Is a wireless solution like Ubiquiti capable of handling serious video surveillance applications – for instance, a large site or a town centre?
A: If you need long haul links over many kilometres with hundreds of Mbs of bandwidth you’re better off going with a high-powered solution but around town, a low cost wireless mesh might work if it’s thoughtfully installed taking its performance characteristics into account.
Be sure you don’t overload access points. You need to do plenty of tuning and testing prior to commissioning to make sure bandwidth is constant or there are likely to be strange periods of latency caused by environmental factors that end users won’t appreciate. Operators of council surveillance solutions don’t care about technical challenges – they just want the system to function consistently.
Make sure you stay within the specification – a little less than the spec if your customer’s environment features lots of noise, heat, buildings, strong reflections, trees and other enemies of wireless. Some of these issues will be unclear to you until commissioning unless you undertake testing in advance. One thing is sure – if you take low cost links to the limit in good conditions they are going to play up when times are tough.
In short, you’ve got to pick the product that suits what you are trying to do. For small point-to-point links, lower cost solutions can work well, while more challenging link environments may need another solution. Even if the application can be done with a low cost wireless network, there’s still work ahead of you – it comes down to designing a wireless solution to meet your customer’s needs.
For instance, you might have a bunch of access points beautifully installed all over the place but the design of the system means they are not efficient. In this case, you might need to consider a sector array and antennas on the roof – or anywhere they deliver the performance the customer requires.

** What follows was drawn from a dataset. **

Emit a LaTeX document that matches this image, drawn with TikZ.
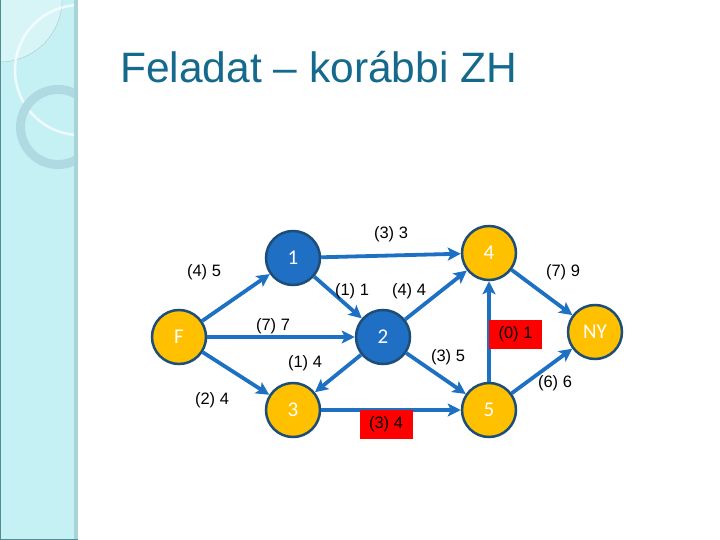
\documentclass[tikz,border=0pt]{standalone}
\usepackage{fontspec}
\setmainfont{Liberation Sans}
\newfontfamily\nodefont{Carlito}
\usetikzlibrary{arrows.meta}
\definecolor{panel}{RGB}{198,241,244}
\definecolor{panelstrip}{RGB}{168,212,216}
\definecolor{paneledge}{RGB}{80,140,146}
\definecolor{ringcol}{RGB}{176,218,226}
\definecolor{titlecol}{RGB}{20,105,140}
\definecolor{edgecol}{RGB}{30,112,195}
\definecolor{nodeblue}{RGB}{31,111,197}
\definecolor{nodeyellow}{RGB}{255,192,0}
\definecolor{nodeborder}{RGB}{28,78,120}
\definecolor{redbox}{RGB}{255,0,0}
\tikzset{
  netnode/.style={circle, draw=nodeborder, line width=2.5pt, minimum size=54pt, inner sep=0pt,
    text=white, font=\nodefont\fontsize{21}{21}\selectfont},
  bluenode/.style={netnode, fill=nodeblue},
  yellownode/.style={netnode, fill=nodeyellow},
  arc/.style={draw=edgecol, line width=3.8pt, -{Stealth[length=13pt,width=13pt,inset=3pt]}},
  lbl/.style={font=\fontsize{16.5}{16.5}\selectfont, inner sep=0pt},
  redlbl/.style={lbl, fill=redbox, minimum width=53pt, minimum height=29pt}
}
\begin{document}
\begin{tikzpicture}[x=1pt,y=-1pt]
\useasboundingbox (0,0) rectangle (720,540);
\fill[white] (0,0) rectangle (720,540);
% side panel
\fill[panel] (0,0) rectangle (78,540);
\begin{scope}
\clip (0,0) rectangle (78,540);
\fill[white,opacity=0.3] (0,0) circle (62);
\draw[paneledge!50,line width=0.4pt] (0,0) circle (62);
\draw[white,opacity=0.7,line width=2.5pt] (80,70) circle (65);
\draw[ringcol,line width=9pt] (58,127) circle (37.5);
\end{scope}
\fill[panelstrip] (74,0) rectangle (78,540);
\fill[paneledge] (0,0) rectangle (1.2,540);
\fill[paneledge] (0,538.5) rectangle (78,540);
% title
\node[anchor=base west, inner sep=0pt, text=titlecol, font=\fontsize{42.5}{42.5}\selectfont] (title) at (120,83) {Feladat – korábbi ZH};
% nodes
\node[yellownode] (F) at (179,337) {F};
\node[bluenode] (n1) at (293,258) {1};
\node[bluenode] (n2) at (383,337) {2};
\node[yellownode] (n3) at (293,410) {3};
\node[yellownode] (n4) at (489,253) {4};
\node[yellownode] (n5) at (489,410) {5};
\node[yellownode] (NY) at (595,332) {NY};
% edges
\draw[arc] (F) -- (n1);
\draw[arc] (F) -- (n2);
\draw[arc] (F) -- (n3);
\draw[arc] (n1) -- (n2);
\draw[arc] (n1) -- (n4);
\draw[arc] (n2) -- (n4);
\draw[arc] (n2) -- (n3);
\draw[arc] (n2) -- (n5);
\draw[arc] (n3) -- (n5);
\draw[arc] (n5) -- (n4);
\draw[arc] (n4) -- (NY);
\draw[arc] (n5) -- (NY);
% labels
\node[lbl] (l13) at (391,234) {(3) 3};
\node[lbl] (lF1) at (204,272) {(4) 5};
\node[lbl] (l12) at (352,291) {(1) 1};
\node[lbl] (l24) at (409,291) {(4) 4};
\node[lbl] (l4N) at (563,272) {(7) 9};
\node[lbl] (lF2) at (273,326) {(7) 7};
\node[redlbl] (l54) at (515.5,334.5) {(0) 1};
\node[lbl] (l25) at (448,357) {(3) 5};
\node[lbl] (l23) at (305,363) {(1) 4};
\node[lbl] (l5N) at (555,383) {(6) 6};
\node[lbl] (lF3) at (212,400) {(2) 4};
\node[redlbl] (l35) at (386,424) {(3) 4};
\end{tikzpicture}
\end{document}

Planning and commissioning will make performance better but you also have to stay on top of link performance. Unlike cable or fibre, wireless propagates across open space so it’s exposed to evolving interference. Wireless is not set and forget and your customer needs to understand this and to balance ongoing link management against the fearful cost of thousands of metres of side-boring.
Something else to consider is the capability of the link hardware to withstand the elements – heat, rain, dust. It only takes one call-out with a hired scissor-lift and 2 techs over the life of a wireless link to cancel out any savings you made on hardware.